▶ Data supplied:

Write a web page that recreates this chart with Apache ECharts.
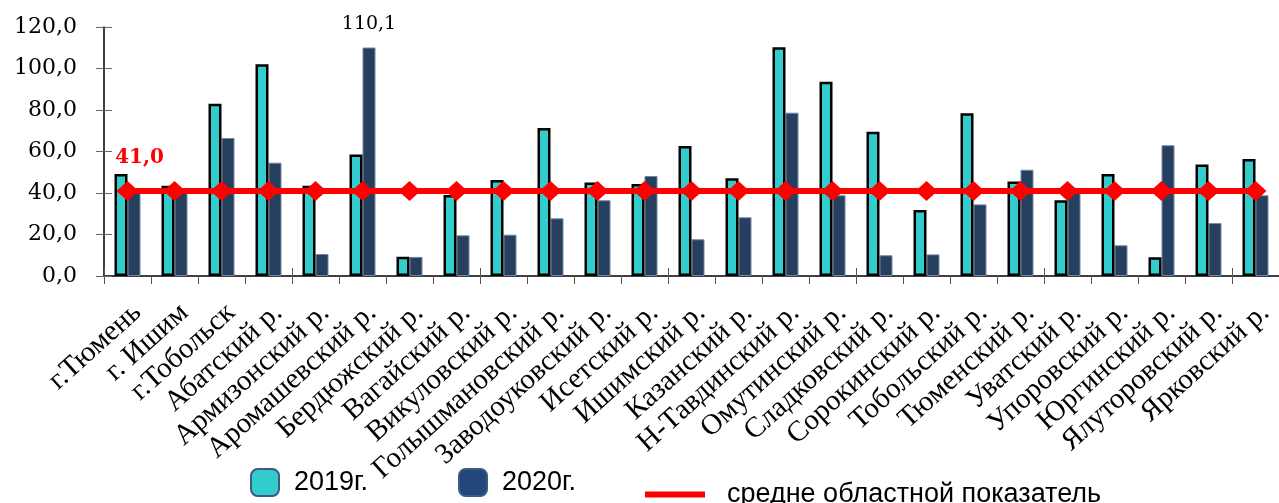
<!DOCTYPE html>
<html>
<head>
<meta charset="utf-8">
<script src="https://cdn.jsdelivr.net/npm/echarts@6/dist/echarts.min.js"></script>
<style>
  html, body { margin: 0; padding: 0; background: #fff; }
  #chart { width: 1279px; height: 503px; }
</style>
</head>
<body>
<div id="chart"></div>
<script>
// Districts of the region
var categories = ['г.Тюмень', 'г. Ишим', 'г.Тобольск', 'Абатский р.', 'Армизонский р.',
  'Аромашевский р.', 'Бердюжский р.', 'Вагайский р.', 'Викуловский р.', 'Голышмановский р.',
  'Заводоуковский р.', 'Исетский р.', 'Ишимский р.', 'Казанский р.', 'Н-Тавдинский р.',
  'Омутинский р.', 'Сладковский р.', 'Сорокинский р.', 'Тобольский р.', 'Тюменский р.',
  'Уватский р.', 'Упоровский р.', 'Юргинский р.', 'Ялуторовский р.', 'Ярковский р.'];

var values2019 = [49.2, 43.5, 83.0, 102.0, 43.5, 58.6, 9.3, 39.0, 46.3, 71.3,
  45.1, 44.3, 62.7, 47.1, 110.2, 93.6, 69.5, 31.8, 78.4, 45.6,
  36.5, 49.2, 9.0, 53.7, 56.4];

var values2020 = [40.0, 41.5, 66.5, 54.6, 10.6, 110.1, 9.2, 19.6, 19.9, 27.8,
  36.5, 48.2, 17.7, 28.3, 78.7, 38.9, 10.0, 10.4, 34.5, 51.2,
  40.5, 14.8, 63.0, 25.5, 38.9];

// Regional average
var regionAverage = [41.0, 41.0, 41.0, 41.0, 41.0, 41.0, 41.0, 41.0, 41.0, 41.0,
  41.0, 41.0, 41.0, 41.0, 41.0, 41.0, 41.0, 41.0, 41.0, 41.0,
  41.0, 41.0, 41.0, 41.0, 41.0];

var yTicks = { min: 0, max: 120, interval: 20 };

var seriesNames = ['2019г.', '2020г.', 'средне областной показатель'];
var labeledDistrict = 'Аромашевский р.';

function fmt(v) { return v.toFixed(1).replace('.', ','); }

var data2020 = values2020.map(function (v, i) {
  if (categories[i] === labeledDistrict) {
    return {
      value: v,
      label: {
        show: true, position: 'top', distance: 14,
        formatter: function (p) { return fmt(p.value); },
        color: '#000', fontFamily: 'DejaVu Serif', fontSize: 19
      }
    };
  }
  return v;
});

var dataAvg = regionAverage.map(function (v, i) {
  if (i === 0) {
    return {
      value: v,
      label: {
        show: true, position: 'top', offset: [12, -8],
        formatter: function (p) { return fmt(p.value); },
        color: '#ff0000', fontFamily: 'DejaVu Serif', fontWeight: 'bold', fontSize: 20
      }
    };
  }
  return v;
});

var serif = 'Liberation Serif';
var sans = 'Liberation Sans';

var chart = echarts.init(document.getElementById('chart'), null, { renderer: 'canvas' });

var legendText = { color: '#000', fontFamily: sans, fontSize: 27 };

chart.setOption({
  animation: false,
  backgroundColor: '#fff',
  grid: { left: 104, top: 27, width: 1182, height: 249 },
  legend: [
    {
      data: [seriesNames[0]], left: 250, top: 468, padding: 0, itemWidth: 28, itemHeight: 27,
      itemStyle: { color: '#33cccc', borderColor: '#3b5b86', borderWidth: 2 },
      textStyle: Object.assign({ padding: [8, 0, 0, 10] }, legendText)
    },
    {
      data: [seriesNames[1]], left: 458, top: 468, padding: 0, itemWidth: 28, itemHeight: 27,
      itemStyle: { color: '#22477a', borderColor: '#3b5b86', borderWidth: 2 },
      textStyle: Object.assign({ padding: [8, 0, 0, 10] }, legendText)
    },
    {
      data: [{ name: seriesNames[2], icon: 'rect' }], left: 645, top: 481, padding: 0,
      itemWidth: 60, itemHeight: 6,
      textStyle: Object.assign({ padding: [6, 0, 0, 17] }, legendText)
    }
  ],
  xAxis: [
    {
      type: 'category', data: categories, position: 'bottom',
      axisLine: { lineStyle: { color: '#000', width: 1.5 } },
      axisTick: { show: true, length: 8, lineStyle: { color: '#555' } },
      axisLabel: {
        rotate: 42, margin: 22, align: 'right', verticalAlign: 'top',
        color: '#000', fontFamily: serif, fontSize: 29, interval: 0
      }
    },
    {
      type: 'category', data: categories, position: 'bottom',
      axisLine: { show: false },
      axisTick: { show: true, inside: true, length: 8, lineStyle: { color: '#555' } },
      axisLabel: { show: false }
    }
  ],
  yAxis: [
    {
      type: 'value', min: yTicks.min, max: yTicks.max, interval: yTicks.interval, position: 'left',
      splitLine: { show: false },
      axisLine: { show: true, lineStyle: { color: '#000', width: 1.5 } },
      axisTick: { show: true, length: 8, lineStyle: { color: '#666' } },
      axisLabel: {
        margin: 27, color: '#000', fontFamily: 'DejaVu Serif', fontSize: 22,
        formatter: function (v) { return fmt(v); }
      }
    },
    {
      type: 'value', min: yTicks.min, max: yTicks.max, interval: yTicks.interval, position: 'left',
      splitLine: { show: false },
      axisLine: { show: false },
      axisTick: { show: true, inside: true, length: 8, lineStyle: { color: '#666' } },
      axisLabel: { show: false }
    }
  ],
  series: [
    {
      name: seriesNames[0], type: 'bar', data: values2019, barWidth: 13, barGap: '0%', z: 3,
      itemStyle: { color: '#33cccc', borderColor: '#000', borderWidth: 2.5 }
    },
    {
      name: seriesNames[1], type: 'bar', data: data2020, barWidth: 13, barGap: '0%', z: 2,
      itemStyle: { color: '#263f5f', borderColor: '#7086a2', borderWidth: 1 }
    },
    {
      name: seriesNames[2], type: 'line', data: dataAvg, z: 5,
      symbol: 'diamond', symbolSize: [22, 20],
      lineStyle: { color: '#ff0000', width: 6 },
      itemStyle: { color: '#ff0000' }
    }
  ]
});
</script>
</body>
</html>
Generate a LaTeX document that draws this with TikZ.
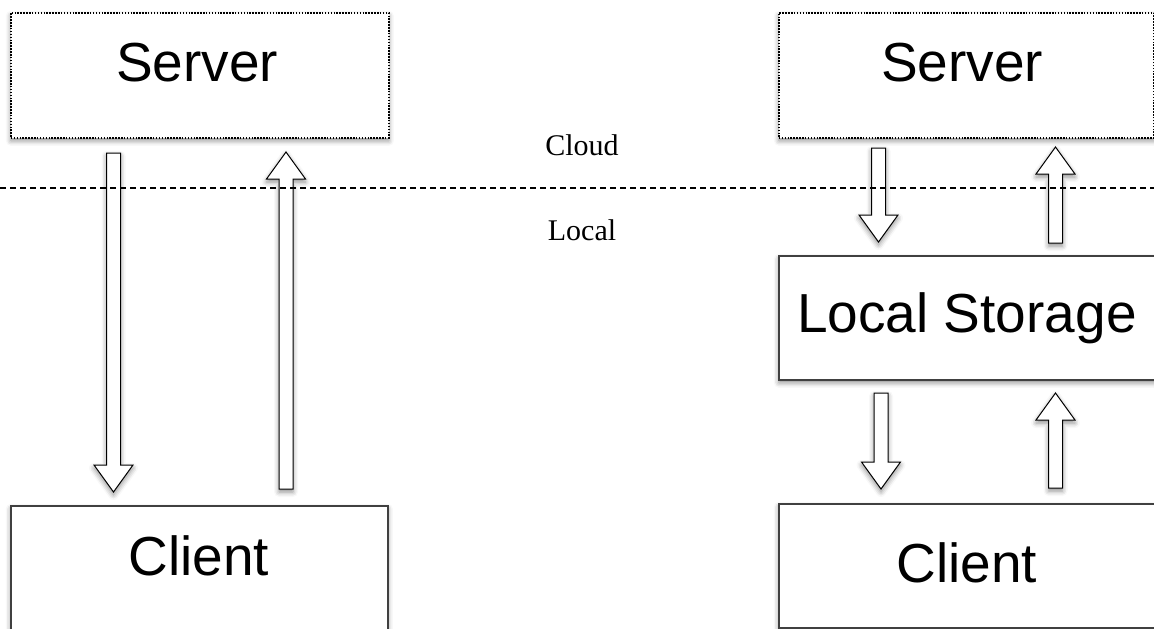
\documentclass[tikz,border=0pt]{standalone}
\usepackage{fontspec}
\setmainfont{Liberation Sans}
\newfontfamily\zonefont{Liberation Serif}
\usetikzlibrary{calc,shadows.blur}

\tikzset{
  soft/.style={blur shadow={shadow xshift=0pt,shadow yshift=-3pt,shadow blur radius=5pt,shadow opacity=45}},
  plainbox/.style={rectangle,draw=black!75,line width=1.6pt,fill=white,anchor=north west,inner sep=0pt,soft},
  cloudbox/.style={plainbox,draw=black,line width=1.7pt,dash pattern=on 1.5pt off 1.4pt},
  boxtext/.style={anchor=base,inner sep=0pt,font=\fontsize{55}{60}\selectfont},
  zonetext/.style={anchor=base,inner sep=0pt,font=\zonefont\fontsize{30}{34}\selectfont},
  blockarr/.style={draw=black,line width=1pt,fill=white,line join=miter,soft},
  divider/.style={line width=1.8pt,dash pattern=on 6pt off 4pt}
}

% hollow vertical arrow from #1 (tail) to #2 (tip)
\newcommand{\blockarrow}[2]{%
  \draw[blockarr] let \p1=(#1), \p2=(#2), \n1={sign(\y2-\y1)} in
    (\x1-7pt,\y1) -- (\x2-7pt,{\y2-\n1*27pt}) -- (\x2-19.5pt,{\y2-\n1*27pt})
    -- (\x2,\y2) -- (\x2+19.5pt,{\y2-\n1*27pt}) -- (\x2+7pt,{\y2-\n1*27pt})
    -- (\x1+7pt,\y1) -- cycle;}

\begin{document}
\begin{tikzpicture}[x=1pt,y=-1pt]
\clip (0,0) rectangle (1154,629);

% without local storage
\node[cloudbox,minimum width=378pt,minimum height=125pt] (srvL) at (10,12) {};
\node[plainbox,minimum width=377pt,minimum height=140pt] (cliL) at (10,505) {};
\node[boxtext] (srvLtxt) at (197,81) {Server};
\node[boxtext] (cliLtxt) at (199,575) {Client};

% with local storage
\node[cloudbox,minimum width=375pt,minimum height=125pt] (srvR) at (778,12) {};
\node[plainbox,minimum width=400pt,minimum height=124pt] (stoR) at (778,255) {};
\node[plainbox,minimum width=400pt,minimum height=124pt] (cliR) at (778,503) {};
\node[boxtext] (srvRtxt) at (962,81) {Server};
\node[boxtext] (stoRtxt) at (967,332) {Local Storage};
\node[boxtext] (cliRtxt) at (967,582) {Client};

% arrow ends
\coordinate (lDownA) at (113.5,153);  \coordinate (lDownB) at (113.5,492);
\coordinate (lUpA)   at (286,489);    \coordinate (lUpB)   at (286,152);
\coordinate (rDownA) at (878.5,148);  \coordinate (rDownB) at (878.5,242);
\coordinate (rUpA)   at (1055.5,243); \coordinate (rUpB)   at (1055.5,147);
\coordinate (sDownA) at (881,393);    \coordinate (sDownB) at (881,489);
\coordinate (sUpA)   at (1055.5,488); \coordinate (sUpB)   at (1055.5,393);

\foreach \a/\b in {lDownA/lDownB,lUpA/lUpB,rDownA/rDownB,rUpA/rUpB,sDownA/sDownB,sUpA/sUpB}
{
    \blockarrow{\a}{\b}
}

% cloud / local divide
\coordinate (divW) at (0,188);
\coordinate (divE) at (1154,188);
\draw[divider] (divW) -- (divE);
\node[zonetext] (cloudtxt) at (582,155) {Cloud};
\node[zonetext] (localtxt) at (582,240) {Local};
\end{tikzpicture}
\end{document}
==
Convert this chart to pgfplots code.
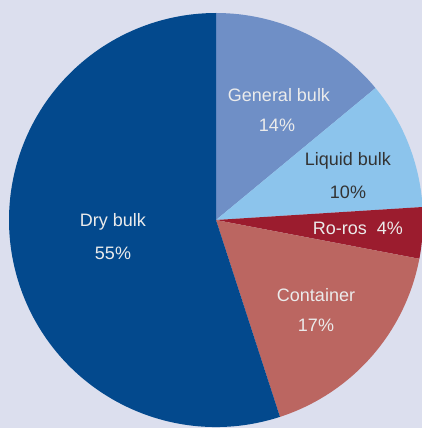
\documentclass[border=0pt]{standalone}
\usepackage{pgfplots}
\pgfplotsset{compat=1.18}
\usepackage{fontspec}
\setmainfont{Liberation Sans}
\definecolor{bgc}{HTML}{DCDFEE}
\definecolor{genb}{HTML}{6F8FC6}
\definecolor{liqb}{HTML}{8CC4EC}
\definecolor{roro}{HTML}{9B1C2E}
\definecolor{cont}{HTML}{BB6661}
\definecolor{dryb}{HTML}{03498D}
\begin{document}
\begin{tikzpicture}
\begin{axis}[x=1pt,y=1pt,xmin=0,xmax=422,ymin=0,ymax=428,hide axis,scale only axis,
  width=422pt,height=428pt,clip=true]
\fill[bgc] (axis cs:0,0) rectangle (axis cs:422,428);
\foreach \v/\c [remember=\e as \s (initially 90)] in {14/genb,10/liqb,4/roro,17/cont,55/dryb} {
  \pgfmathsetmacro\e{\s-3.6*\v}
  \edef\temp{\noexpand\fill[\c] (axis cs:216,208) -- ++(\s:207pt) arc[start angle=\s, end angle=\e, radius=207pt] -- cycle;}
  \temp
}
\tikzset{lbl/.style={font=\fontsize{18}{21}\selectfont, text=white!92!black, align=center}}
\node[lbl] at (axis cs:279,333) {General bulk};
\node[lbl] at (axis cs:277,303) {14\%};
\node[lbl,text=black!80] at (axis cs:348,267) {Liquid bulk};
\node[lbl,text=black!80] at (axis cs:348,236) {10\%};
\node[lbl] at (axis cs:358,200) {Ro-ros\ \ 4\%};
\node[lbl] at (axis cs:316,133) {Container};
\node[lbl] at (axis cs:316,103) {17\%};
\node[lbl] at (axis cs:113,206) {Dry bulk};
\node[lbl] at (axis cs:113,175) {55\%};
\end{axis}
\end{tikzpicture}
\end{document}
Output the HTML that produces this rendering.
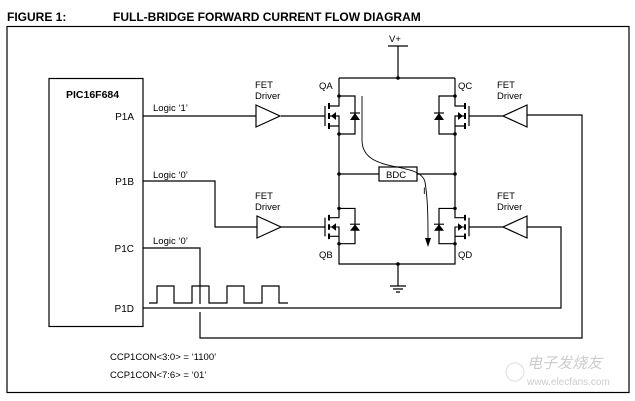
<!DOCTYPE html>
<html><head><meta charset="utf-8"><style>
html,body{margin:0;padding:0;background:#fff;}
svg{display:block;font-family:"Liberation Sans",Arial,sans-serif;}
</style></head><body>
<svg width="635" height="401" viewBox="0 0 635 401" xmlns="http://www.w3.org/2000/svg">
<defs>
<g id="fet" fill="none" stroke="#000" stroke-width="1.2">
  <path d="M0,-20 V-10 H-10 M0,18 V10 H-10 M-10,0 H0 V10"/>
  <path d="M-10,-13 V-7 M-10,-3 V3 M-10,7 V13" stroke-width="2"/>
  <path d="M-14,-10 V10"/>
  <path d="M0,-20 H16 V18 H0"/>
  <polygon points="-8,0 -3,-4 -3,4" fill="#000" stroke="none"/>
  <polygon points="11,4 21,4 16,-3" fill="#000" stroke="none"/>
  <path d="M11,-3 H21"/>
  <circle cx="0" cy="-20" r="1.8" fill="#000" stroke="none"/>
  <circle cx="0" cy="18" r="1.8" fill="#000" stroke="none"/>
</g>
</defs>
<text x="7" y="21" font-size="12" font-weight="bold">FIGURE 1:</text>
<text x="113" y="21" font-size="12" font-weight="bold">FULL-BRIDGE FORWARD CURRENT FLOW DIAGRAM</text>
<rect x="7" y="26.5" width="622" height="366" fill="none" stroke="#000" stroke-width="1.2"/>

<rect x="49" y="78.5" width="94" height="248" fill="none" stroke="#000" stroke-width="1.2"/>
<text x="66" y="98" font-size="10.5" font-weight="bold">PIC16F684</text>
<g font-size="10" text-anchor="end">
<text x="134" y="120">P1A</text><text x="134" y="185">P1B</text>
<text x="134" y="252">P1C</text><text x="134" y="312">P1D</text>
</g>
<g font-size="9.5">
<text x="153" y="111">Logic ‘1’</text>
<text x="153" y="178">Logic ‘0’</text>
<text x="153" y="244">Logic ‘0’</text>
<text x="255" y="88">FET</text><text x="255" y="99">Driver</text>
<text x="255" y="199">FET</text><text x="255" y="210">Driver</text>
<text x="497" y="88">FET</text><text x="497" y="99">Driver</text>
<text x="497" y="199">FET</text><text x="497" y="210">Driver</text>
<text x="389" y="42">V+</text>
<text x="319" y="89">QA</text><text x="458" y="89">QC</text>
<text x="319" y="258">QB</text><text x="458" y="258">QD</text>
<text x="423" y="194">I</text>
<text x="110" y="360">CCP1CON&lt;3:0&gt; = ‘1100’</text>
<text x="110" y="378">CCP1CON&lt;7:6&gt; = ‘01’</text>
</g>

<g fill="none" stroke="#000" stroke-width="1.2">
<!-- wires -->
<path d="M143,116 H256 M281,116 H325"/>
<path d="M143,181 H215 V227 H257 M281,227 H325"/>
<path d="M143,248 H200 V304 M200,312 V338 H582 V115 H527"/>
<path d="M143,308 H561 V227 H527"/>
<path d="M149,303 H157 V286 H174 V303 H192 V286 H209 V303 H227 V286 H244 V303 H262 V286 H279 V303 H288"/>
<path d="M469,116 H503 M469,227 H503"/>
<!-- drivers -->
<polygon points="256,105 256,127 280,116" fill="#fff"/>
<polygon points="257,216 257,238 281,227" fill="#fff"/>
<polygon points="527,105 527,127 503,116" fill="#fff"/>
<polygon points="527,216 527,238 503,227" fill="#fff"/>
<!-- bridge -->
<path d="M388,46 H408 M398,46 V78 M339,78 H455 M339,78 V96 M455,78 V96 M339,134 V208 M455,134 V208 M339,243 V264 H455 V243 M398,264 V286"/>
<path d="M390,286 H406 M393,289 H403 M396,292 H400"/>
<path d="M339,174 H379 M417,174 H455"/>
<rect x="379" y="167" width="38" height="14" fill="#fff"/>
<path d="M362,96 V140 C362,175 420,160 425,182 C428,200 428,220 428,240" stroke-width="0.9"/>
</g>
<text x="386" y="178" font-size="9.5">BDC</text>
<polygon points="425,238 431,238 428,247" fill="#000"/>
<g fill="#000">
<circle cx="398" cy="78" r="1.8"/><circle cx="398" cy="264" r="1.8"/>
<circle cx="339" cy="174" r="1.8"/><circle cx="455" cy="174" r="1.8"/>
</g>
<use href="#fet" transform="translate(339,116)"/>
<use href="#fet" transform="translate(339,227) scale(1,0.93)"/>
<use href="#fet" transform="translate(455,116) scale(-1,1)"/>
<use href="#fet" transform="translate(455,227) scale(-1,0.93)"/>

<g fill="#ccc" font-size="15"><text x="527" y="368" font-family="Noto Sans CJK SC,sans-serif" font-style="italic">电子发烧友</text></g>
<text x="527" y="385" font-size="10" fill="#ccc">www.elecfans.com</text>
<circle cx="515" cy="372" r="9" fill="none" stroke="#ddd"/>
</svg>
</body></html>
...
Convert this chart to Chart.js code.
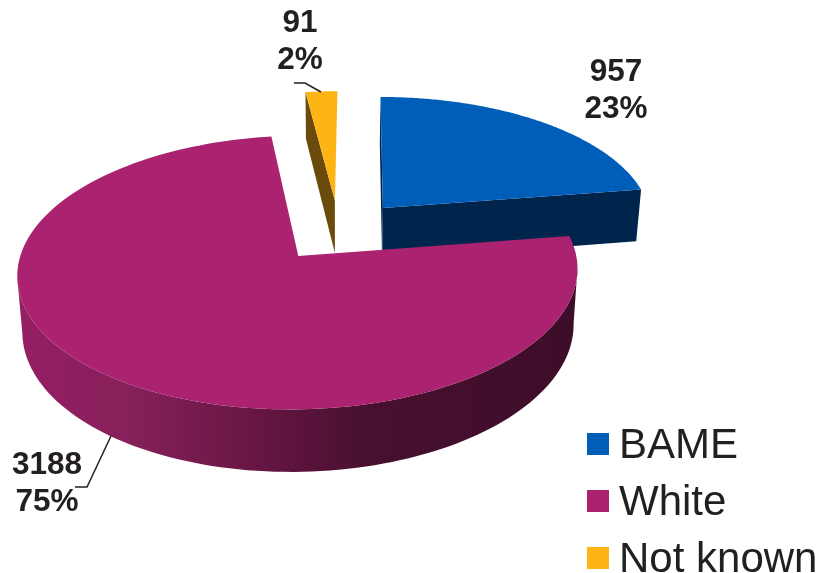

▶ Work required:
Check every line of the data, and copy the ones that contain "this".

▶ Written reply:
Write a web page that recreates this chart with Apache ECharts.
Generate a LaTeX document that draws this with TikZ.
Convert this chart to pgfplots code.
Output the HTML that produces this rendering.
Convert this chart to Chart.js code.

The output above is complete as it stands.